As fall came and progressed, I started getting stressed, thinking of the time crunch we were entering into. “By Christmas,” I kept telling her, “I really want them by Christmas.” For me it was less about the holiday itself than the timing of having a week of school vacation right after placement to bond. However, the closer we got, the more stressed I was. See, I’m an associate pastor, and my senior pastor is heading off for a four-month sabbatical next week. I knew that if I didn’t have placement before New Year’s, I was going to have to wait until the summer.

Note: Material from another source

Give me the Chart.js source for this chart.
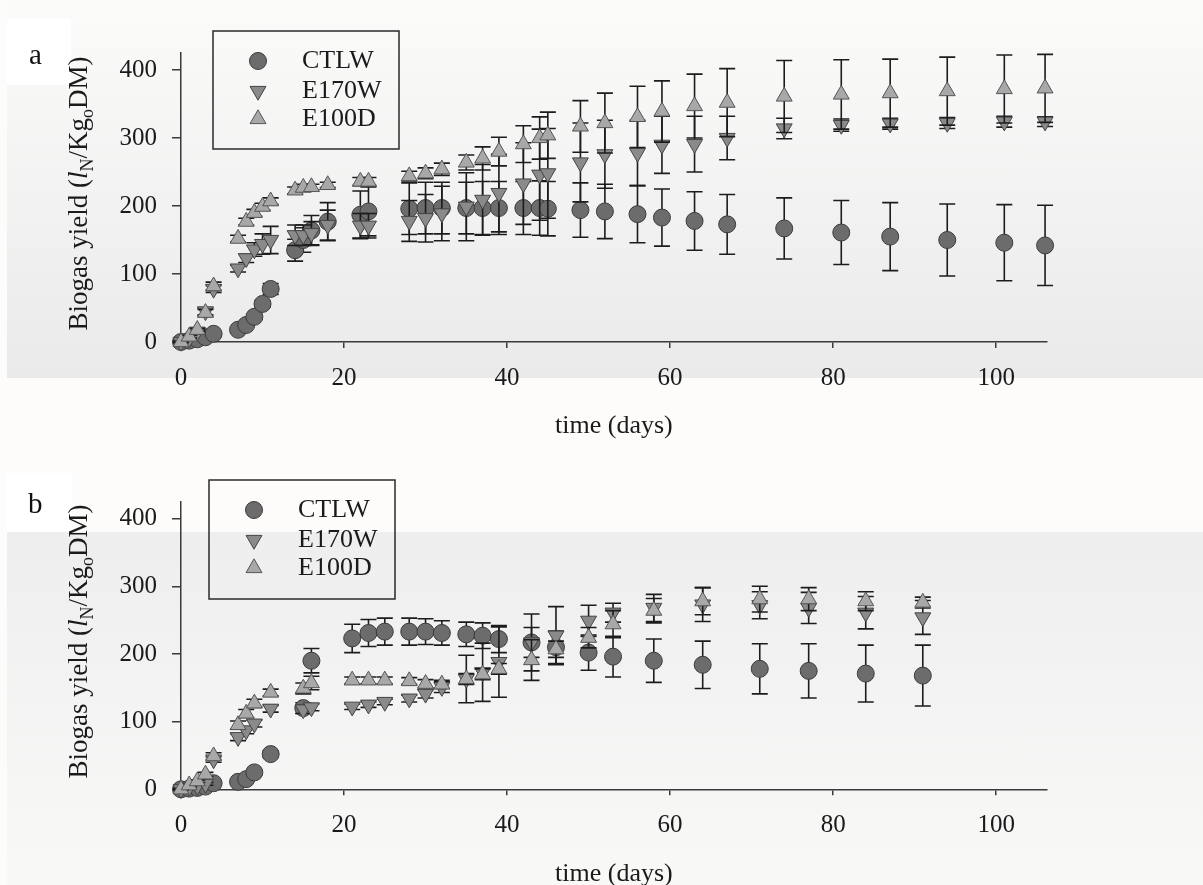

So then one day, I realized my stomach was clenched as I was reading an adoption book. I did a self-check and asked myself how it would feel to wait until summer. My body relaxed. I had my answer. My social worker was relieved, too. Not that she didn’t think I HAD to wait, but she knew I’d want to do both new-mothering/attaching and solo-pastoring well. I knew in my heart of hearts that trying to do both well would stress me the heck out. So we both decided that we could take our time and aim for early to mid-July of this year.
Last week, she e-mailed me saying she had gotten notice of an adoption party on April 30 that she thought I should attend if I could, that the timing was right and it would push her to finish my homestudy and get me licensed! I’m so excited! April 30 will be here before I know it (Lord help me because that means Lent is almost here and then Easter…) and at that point I’ll be just about halfway through the sabbatical. Perfect. I could meet my kid(s) that day!!
I’m glad things are finally moving forward. I have my days of doubt about whether I’m really ready to do this, but I think every mom-to-be feels that sometimes, even the ones who’ve been trying for a while. Once there’s a sense of “there’s no turning back now,” the “holy crap did I do all I wanted to before kids and what about finances and schools and every decision will have another factor now” kicks in. I think that’s just what I’m feeling. This extra time waiting has allowed me to become slightly more financially stable and to focus on my art and trying to build my business around that a little more. I’m grateful for both of those, because I think they will make me a better mom.